De nombreux hôpitaux en France ont mis en place des programmes thérapeutiques de la méditation, notamment dans le traitement complémentaire de la dépression…
Même si cette approche est plus répandue dans les pays anglo-saxons, en Suisse également, de nombreux hôpitaux en France ont adopté cette approche. Concernant la dépression, il a été montré qu’après six mois d’entraînement, les risques de rechute diminuent de 30 à 40 % et que cette protection dure plus longtemps qu’avec les traitements médicamenteux.
Comment peut-on l’expliquer ?
Grâce à la méditation, vous apprenez à réagir aux émotions, à maîtriser la rumination mentale et autres mécanismes qui mènent à la rechute. Au lieu de les bloquer par la prise de médicaments, vous traitez le mal lui-même et pas seulement les symptômes
Si elle est si positive, pourquoi n’enseigne-t-on pas la méditation à l’école ? On pourrait considérer cela comme un enjeu de santé publique, de la même façon qu’on enseigne le sport…

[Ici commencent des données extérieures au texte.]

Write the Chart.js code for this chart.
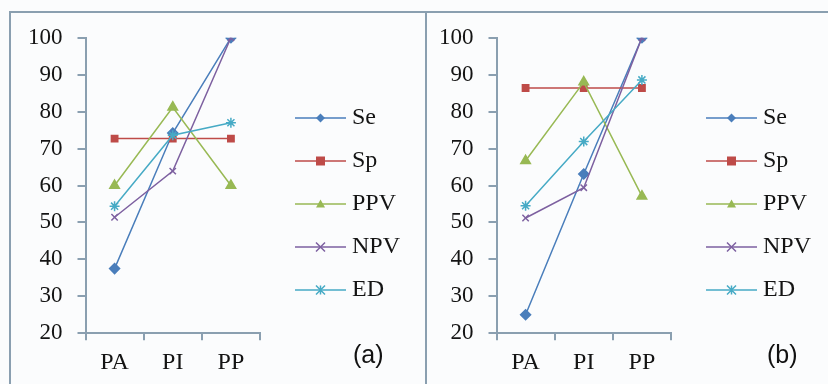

C’est ce qui se pratique dans de nombreux pays, aux États-Unis, au Royaume-Uni, aux Pays-Bas ou dans les pays scandinaves, de manière purement laïque. De nombreuses écoles (7 % en Angleterre) ont inscrit la méditation à leur programme, dix minutes par jour, par exemple, en début de journée, dès les classes maternelles. Les résultats sont étonnants : ils révèlent une nette amélioration de l’attention, de l’intelligence émotionnelle, une augmentation significative des comportements prosociaux et une diminution des conflits et des attitudes de discrimination. En France, de plus en plus d’instituteurs se lancent à titre personnel, même si ce n’est pas encore « au programme ».
Et le succès d’ouvrages tels que Calme et attentif comme une grenouille [d’Eline Snel] atteste de cet intérêt de la part des parents, des enfants et des éducateurs. Cela montre qu’il y a un besoin, que ce n’est pas seulement une mode. Je crois que cela est amené à se développer de manière durable, car les enfants en tirent de réels bénéfices.Cette approche a aussi fait son apparition dans le monde du travail… Que pensez-vous de cette tendance des entreprises à développer la méditation dite de pleine conscience ? Certaines l’ont mise en place avant leur comité directeur ou la présentation des comptes. Où commence l’instrumentalisation ?
Je crois qu’il faut être vigilant. Et surtout mettre une condition dans cette méditation de pleine conscience : il faut qu’elle soit associée à la bienveillance, afin qu’il n’y ait pas d’ambiguïté. Car on pourrait imaginer que l’on se serve de la pleine conscience comme d’un outil pour être plus efficace, plus concentré, simplement en vue de rendre les gens plus productifs. Il semble qu’aujourd’hui ces craintes ne soient pas fondées, comme le montre Sébastien Henry, dans l’ouvrage Ces décideurs qui méditent et s’engagent – Un pont entre sagesse et business, pour lequel il a interviewé une soixantaine de chefs d’entreprise à travers le monde ayant mis en place la méditation de pleine conscience. Pour ces hommes, cette pratique paraît bien avoir amélioré les relations humaines, permis une meilleure qualité de jugement et de décision et avoir stimulé une volonté plus grande d’engagement vis-à-vis des problématiques comme l’environnement, par exemple. Elle provoque également une plus grande ouverture à l’autre en général.
L’année 2017 annonce des défis colossaux sur fond de montée des populismes. Dans ce contexte, quel message souhaitez-vous porter ?
Le terme altruisme suscite souvent des incompréhensions, voire des critiques, mais il m’est cher (j’y ai consacré un livre, Plaidoyer pour l’altruisme, qui est pour moi le cœur de mes efforts depuis trente ans) : il me semble qu’il reste la clé pour répondre aux défis de demain. Dans le contexte, l’altruisme n’est pas un luxe mais une nécessité. Car l’idéal, dans l’existence, est de devenir un meilleur être humain pour se mettre au service des autres. L’égoïsme ne sera jamais la solution.